Collected data –
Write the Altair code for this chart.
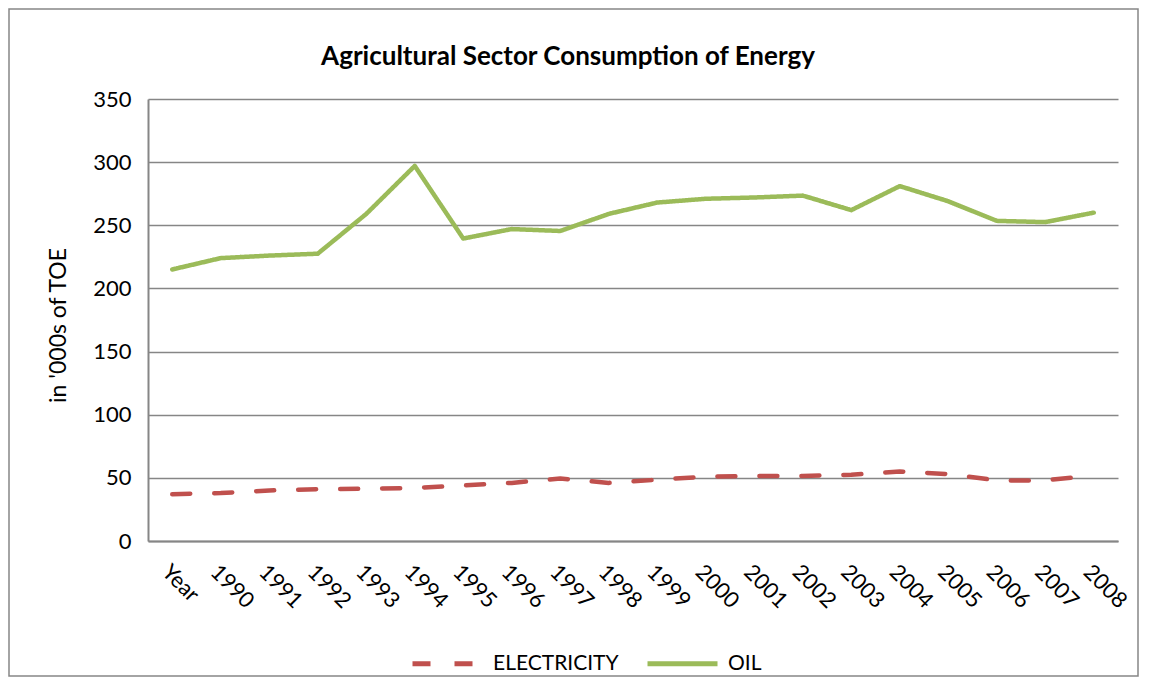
import altair as alt
import pandas as pd

categories = ["Year", "1990", "1991", "1992", "1993", "1994", "1995", "1996", "1997", "1998",
              "1999", "2000", "2001", "2002", "2003", "2004", "2005", "2006", "2007", "2008"]
electricity = [37, 38, 40, 41, 41.5, 42, 44, 46, 49.5, 46, 48.5, 51, 51.5, 51.5, 52.5, 55, 53, 48, 48, 52]
oil = [215, 224, 226, 227.5, 259, 297, 239.5, 247, 245.5, 259, 268, 271, 272, 273.5, 262, 281, 269, 253.5, 252.5, 260]
series_names = ["ELECTRICITY", "OIL"]
series_colors = ["#C0504D", "#9BBB59"]
y_ticks = [0, 50, 100, 150, 200, 250, 300, 350]

rows = []
for c, e, o in zip(categories, electricity, oil):
    rows.append({"cat": c, "series": "ELECTRICITY", "value": e})
    rows.append({"cat": c, "series": "OIL", "value": o})
df = pd.DataFrame(rows)

FONT = "Lato"
W, H = 970, 442

legend_opts = dict(title=None, orient="none", direction="horizontal",
                   legendX=262, legendY=527,
                   symbolType="stroke", symbolSize=4900,
                   symbolStrokeWidth=5, labelFontSize=21,
                   labelOffset=8, columnPadding=18)

lines = alt.Chart(df).mark_line(strokeWidth=4.5, strokeCap="round", strokeJoin="round").encode(
    x=alt.X("cat:N", sort=categories, title=None,
            scale=alt.Scale(padding=0.5),
            axis=alt.Axis(labelAngle=45, labelAlign="left", labelBaseline="top",
                          labelPadding=20, ticks=False, labelFontSize=22,
                          domainColor="#868686", domainWidth=2, grid=False)),
    y=alt.Y("value:Q", title="in '000s of TOE",
            scale=alt.Scale(domain=[0, 350], nice=False),
            axis=alt.Axis(values=y_ticks, ticks=False, labelPadding=17, labelFontSize=22,
                          titleFontSize=23, titleFontWeight="normal", titleX=-90,
                          titleY=226, titleBaseline="middle",
                          domainColor="#868686", domainWidth=2,
                          gridColor="#868686", gridWidth=1.5)),
    color=alt.Color("series:N", scale=alt.Scale(domain=series_names, range=series_colors),
                    legend=alt.Legend(**legend_opts)),
    strokeDash=alt.StrokeDash("series:N",
                              scale=alt.Scale(domain=series_names, range=[[18, 24], [1, 0]]),
                              legend=alt.Legend(**legend_opts)),
)

frame = alt.Chart(alt.Data(values=[{}])).mark_rect(
    fill="transparent", stroke="#868686", strokeWidth=1.5
).encode(
    x=alt.value(-139), x2=alt.value(990), y=alt.value(-90), y2=alt.value(577)
)

chart = alt.layer(frame, lines).properties(
    width=W, height=H,
    title=alt.TitleParams("Agricultural Sector Consumption of Energy", fontSize=26,
                          fontWeight="bold", font=FONT, color="#000000", anchor="middle",
                          frame="group", dx=-65, offset=-62),
    autosize=alt.AutoSizeParams(type="none"),
    padding={"left": 140, "top": 91, "right": 22, "bottom": 136},
).configure(
    font=FONT,
).configure_axis(
    labelFont=FONT, titleFont=FONT, labelColor="#000000", titleColor="#000000",
).configure_legend(
    labelFont=FONT, labelColor="#000000",
).configure_view(
    stroke=None,
)

chart.save("out.html", embed_options={"renderer": "svg", "actions": False})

Problem description –
Restate the data above word for word. Skip every picture.

Exercise result –
Write the Altair code for this chart.
import altair as alt
import pandas as pd

categories = ["Year", "1990", "1991", "1992", "1993", "1994", "1995", "1996", "1997", "1998",
              "1999", "2000", "2001", "2002", "2003", "2004", "2005", "2006", "2007", "2008"]
electricity = [37, 38, 40, 41, 41.5, 42, 44, 46, 49.5, 46, 48.5, 51, 51.5, 51.5, 52.5, 55, 53, 48, 48, 52]
oil = [215, 224, 226, 227.5, 259, 297, 239.5, 247, 245.5, 259, 268, 271, 272, 273.5, 262, 281, 269, 253.5, 252.5, 260]
series_names = ["ELECTRICITY", "OIL"]
series_colors = ["#C0504D", "#9BBB59"]
y_ticks = [0, 50, 100, 150, 200, 250, 300, 350]

rows = []
for c, e, o in zip(categories, electricity, oil):
    rows.append({"cat": c, "series": "ELECTRICITY", "value": e})
    rows.append({"cat": c, "series": "OIL", "value": o})
df = pd.DataFrame(rows)

FONT = "Lato"
W, H = 970, 442

legend_opts = dict(title=None, orient="none", direction="horizontal",
                   legendX=262, legendY=527,
                   symbolType="stroke", symbolSize=4900,
                   symbolStrokeWidth=5, labelFontSize=21,
                   labelOffset=8, columnPadding=18)

lines = alt.Chart(df).mark_line(strokeWidth=4.5, strokeCap="round", strokeJoin="round").encode(
    x=alt.X("cat:N", sort=categories, title=None,
            scale=alt.Scale(padding=0.5),
            axis=alt.Axis(labelAngle=45, labelAlign="left", labelBaseline="top",
                          labelPadding=20, ticks=False, labelFontSize=22,
                          domainColor="#868686", domainWidth=2, grid=False)),
    y=alt.Y("value:Q", title="in '000s of TOE",
            scale=alt.Scale(domain=[0, 350], nice=False),
            axis=alt.Axis(values=y_ticks, ticks=False, labelPadding=17, labelFontSize=22,
                          titleFontSize=23, titleFontWeight="normal", titleX=-90,
                          titleY=226, titleBaseline="middle",
                          domainColor="#868686", domainWidth=2,
                          gridColor="#868686", gridWidth=1.5)),
    color=alt.Color("series:N", scale=alt.Scale(domain=series_names, range=series_colors),
                    legend=alt.Legend(**legend_opts)),
    strokeDash=alt.StrokeDash("series:N",
                              scale=alt.Scale(domain=series_names, range=[[18, 24], [1, 0]]),
                              legend=alt.Legend(**legend_opts)),
)

frame = alt.Chart(alt.Data(values=[{}])).mark_rect(
    fill="transparent", stroke="#868686", strokeWidth=1.5
).encode(
    x=alt.value(-139), x2=alt.value(990), y=alt.value(-90), y2=alt.value(577)
)

chart = alt.layer(frame, lines).properties(
    width=W, height=H,
    title=alt.TitleParams("Agricultural Sector Consumption of Energy", fontSize=26,
                          fontWeight="bold", font=FONT, color="#000000", anchor="middle",
                          frame="group", dx=-65, offset=-62),
    autosize=alt.AutoSizeParams(type="none"),
    padding={"left": 140, "top": 91, "right": 22, "bottom": 136},
).configure(
    font=FONT,
).configure_axis(
    labelFont=FONT, titleFont=FONT, labelColor="#000000", titleColor="#000000",
).configure_legend(
    labelFont=FONT, labelColor="#000000",
).configure_view(
    stroke=None,
)

chart.save("out.html", embed_options={"renderer": "svg", "actions": False})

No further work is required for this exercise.